THE RECORDS:
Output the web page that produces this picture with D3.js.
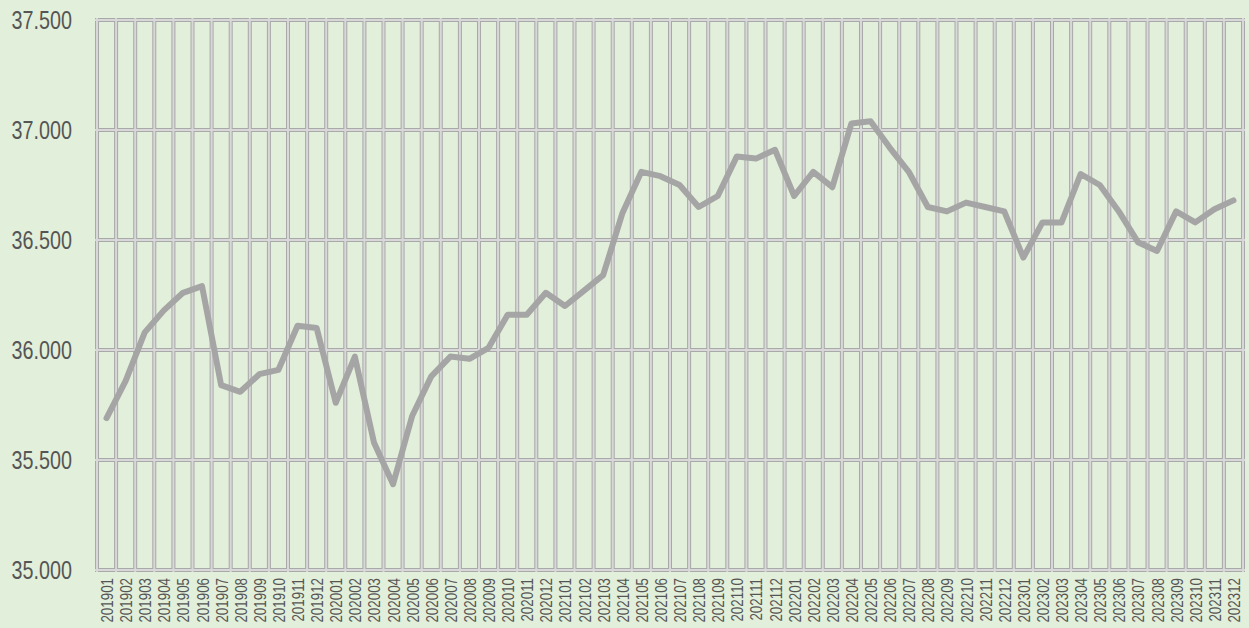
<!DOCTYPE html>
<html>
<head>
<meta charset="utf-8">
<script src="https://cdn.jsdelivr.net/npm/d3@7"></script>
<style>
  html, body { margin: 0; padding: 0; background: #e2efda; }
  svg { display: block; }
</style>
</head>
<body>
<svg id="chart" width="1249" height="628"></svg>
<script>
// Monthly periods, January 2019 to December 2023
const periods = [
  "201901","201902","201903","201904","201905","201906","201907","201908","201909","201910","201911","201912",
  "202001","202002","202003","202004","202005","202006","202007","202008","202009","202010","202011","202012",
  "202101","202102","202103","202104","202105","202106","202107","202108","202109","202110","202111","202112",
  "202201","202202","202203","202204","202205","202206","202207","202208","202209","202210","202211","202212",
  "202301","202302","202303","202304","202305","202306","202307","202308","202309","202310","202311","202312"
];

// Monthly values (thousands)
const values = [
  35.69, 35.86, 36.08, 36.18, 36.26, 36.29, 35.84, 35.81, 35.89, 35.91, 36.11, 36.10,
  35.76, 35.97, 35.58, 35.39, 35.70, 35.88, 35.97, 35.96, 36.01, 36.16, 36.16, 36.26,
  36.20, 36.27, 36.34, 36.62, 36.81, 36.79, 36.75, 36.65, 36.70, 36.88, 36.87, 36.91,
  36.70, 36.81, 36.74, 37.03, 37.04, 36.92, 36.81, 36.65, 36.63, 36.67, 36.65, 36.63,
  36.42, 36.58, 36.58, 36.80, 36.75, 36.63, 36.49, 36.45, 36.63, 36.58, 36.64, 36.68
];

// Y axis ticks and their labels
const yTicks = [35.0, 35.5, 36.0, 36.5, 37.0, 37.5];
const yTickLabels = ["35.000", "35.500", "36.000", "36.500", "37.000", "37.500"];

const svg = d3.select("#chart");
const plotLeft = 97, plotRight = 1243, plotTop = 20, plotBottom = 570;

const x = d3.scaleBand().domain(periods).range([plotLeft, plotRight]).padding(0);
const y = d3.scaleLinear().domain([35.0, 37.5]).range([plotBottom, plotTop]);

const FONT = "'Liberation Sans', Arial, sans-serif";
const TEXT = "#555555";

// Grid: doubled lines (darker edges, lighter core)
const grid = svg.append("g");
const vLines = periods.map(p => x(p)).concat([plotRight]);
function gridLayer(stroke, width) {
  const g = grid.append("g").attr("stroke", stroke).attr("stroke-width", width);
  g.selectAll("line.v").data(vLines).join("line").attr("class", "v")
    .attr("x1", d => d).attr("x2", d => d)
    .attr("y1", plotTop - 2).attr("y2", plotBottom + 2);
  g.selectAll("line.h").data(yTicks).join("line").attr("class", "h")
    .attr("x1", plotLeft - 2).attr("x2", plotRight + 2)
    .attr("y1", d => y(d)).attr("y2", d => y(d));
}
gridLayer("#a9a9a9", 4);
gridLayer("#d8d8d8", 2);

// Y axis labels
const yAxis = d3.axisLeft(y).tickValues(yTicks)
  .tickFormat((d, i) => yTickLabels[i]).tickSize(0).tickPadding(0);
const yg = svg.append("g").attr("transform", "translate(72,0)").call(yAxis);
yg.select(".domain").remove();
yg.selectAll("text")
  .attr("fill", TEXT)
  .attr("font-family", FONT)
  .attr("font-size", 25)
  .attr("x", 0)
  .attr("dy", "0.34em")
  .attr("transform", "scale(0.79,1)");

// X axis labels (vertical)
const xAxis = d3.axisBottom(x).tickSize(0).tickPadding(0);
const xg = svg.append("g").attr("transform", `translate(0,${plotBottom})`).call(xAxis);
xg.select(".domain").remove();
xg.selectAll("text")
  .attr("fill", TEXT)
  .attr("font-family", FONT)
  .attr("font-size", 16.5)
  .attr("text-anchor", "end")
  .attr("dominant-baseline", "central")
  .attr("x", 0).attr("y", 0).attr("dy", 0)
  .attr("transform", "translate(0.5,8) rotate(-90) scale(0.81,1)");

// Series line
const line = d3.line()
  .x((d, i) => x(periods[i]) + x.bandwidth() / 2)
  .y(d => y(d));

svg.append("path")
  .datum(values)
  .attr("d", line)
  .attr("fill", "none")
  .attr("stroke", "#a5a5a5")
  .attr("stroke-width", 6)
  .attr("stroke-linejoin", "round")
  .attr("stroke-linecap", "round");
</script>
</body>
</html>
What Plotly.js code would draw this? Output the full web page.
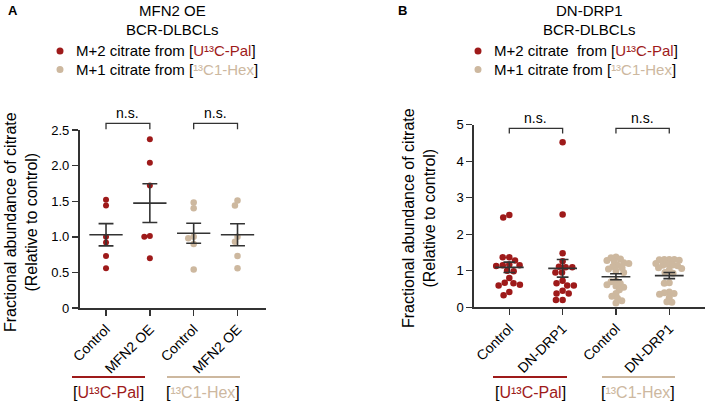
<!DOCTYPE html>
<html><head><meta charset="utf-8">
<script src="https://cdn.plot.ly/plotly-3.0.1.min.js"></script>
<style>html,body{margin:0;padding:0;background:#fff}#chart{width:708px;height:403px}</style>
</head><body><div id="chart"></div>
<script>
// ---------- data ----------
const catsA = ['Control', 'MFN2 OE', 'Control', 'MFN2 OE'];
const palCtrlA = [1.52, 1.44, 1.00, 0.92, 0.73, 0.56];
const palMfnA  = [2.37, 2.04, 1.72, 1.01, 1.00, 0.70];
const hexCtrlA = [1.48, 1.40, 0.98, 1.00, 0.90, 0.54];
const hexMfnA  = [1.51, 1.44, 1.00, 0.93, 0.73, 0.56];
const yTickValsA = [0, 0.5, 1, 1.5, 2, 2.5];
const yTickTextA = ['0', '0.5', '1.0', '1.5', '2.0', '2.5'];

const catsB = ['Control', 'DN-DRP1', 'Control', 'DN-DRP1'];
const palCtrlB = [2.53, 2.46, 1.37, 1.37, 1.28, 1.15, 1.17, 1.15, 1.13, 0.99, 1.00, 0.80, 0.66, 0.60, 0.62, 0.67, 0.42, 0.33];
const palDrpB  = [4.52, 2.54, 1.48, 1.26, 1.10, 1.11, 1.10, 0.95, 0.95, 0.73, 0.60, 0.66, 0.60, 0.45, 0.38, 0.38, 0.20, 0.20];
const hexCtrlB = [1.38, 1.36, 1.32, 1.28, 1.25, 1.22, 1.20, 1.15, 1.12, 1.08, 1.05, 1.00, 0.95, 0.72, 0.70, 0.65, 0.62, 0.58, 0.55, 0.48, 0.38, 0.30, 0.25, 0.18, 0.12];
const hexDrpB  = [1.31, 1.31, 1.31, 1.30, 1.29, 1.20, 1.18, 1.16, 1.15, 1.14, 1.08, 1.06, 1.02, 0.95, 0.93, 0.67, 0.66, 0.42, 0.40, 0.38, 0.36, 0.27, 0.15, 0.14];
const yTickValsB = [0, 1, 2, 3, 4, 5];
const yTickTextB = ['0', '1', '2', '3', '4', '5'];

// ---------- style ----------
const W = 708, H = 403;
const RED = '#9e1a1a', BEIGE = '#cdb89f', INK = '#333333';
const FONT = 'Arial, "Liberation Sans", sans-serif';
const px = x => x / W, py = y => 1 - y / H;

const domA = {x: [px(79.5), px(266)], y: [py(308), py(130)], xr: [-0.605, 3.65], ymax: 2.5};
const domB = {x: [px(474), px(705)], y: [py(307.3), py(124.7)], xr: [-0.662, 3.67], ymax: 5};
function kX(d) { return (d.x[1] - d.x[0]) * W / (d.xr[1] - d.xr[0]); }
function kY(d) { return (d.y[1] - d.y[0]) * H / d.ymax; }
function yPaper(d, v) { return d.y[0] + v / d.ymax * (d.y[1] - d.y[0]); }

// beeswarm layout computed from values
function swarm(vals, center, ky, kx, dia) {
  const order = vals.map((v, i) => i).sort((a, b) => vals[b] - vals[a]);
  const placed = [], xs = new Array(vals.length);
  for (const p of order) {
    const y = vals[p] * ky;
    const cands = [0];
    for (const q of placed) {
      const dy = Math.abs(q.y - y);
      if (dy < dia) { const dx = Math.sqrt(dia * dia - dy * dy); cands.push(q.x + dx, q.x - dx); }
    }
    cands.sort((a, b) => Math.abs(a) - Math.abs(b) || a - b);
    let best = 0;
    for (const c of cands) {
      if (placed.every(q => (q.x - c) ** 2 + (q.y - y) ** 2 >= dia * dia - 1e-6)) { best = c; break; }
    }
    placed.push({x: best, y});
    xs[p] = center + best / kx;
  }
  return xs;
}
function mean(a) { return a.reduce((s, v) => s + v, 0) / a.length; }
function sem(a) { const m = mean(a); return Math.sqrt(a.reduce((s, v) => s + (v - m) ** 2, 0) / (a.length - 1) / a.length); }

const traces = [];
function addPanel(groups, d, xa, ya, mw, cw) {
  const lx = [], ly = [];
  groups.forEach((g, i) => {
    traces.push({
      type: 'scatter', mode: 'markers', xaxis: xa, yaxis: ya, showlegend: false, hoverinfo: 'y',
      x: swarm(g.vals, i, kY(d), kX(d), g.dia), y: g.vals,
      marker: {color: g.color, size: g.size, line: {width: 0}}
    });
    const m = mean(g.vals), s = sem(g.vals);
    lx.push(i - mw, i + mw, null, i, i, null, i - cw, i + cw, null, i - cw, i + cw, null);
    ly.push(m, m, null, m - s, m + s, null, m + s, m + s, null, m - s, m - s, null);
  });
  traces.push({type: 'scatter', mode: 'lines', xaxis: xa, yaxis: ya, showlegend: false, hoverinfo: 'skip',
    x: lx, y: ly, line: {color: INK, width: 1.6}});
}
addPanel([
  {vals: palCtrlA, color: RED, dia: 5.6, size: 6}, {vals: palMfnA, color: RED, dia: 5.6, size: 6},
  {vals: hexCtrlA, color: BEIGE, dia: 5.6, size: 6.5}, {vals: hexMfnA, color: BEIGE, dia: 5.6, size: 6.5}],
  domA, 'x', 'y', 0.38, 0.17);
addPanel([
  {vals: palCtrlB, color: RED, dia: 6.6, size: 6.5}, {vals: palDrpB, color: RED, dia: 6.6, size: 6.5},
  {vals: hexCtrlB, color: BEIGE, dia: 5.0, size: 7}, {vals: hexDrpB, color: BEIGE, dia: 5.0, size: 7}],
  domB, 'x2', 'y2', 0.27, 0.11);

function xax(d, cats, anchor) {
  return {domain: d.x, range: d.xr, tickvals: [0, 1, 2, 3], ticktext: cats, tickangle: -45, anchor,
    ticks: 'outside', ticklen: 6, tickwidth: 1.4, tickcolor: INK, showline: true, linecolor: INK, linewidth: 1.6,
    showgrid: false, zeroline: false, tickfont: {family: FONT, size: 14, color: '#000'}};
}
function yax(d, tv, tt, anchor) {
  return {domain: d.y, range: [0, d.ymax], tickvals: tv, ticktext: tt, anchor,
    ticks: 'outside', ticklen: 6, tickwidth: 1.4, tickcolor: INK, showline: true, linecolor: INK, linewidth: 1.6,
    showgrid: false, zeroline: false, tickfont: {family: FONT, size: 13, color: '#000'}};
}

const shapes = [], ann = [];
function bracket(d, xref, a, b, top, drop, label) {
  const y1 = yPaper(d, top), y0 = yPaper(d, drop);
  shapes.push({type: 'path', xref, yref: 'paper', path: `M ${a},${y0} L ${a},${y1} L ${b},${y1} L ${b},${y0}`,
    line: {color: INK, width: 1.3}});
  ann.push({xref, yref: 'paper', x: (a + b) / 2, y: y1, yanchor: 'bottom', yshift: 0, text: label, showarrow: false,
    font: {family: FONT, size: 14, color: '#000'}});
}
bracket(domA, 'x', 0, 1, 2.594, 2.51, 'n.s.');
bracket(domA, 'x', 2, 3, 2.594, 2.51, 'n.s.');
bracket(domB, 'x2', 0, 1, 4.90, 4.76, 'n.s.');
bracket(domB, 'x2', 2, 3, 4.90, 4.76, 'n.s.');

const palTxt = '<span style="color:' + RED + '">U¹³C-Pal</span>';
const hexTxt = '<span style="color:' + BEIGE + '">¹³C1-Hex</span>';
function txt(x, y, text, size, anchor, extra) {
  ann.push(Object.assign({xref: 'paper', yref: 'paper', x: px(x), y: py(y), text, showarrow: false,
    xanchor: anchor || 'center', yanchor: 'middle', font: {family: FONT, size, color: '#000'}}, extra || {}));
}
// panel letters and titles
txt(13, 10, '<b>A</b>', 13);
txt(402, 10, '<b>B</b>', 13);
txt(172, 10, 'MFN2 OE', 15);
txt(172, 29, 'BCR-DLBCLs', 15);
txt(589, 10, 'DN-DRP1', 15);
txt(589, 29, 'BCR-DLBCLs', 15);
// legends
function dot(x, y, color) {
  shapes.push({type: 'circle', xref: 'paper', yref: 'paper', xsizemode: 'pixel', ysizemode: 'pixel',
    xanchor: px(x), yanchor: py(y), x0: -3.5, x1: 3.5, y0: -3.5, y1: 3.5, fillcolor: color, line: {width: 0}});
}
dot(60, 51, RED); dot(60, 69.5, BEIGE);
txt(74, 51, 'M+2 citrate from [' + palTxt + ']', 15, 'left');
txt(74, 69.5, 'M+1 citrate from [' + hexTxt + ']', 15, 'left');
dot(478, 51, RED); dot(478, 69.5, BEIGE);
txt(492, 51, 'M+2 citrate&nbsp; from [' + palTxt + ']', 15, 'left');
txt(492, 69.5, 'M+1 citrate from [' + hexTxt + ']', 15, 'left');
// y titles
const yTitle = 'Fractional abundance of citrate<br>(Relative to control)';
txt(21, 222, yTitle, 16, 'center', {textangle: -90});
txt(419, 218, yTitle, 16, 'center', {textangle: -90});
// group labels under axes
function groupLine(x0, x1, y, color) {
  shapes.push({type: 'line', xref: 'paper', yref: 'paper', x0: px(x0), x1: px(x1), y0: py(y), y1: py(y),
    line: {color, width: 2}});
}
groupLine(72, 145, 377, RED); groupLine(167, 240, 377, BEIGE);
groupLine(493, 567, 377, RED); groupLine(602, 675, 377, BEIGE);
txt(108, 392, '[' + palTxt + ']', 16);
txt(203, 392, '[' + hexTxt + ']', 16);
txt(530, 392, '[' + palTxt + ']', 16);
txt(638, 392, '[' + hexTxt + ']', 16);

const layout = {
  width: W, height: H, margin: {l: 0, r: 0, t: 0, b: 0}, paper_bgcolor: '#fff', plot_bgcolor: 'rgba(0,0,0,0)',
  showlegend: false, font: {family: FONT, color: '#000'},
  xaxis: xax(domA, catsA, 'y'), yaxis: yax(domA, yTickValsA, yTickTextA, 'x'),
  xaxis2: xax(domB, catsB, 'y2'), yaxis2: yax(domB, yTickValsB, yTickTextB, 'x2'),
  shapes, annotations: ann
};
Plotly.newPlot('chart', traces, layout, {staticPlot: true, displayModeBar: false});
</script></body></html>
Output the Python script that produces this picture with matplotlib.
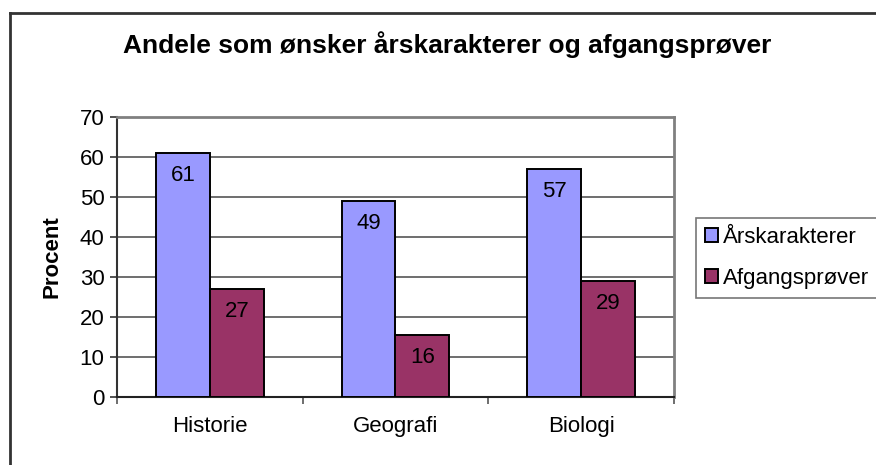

TO BE DONE: Check each line above for the word "this" and copy the ones that have it.

EXERCISE RESULT:
Output the web page that produces this picture with D3.js.
What Plotly.js code would draw this? Output the full web page.
Output the Python script that produces this picture with matplotlib.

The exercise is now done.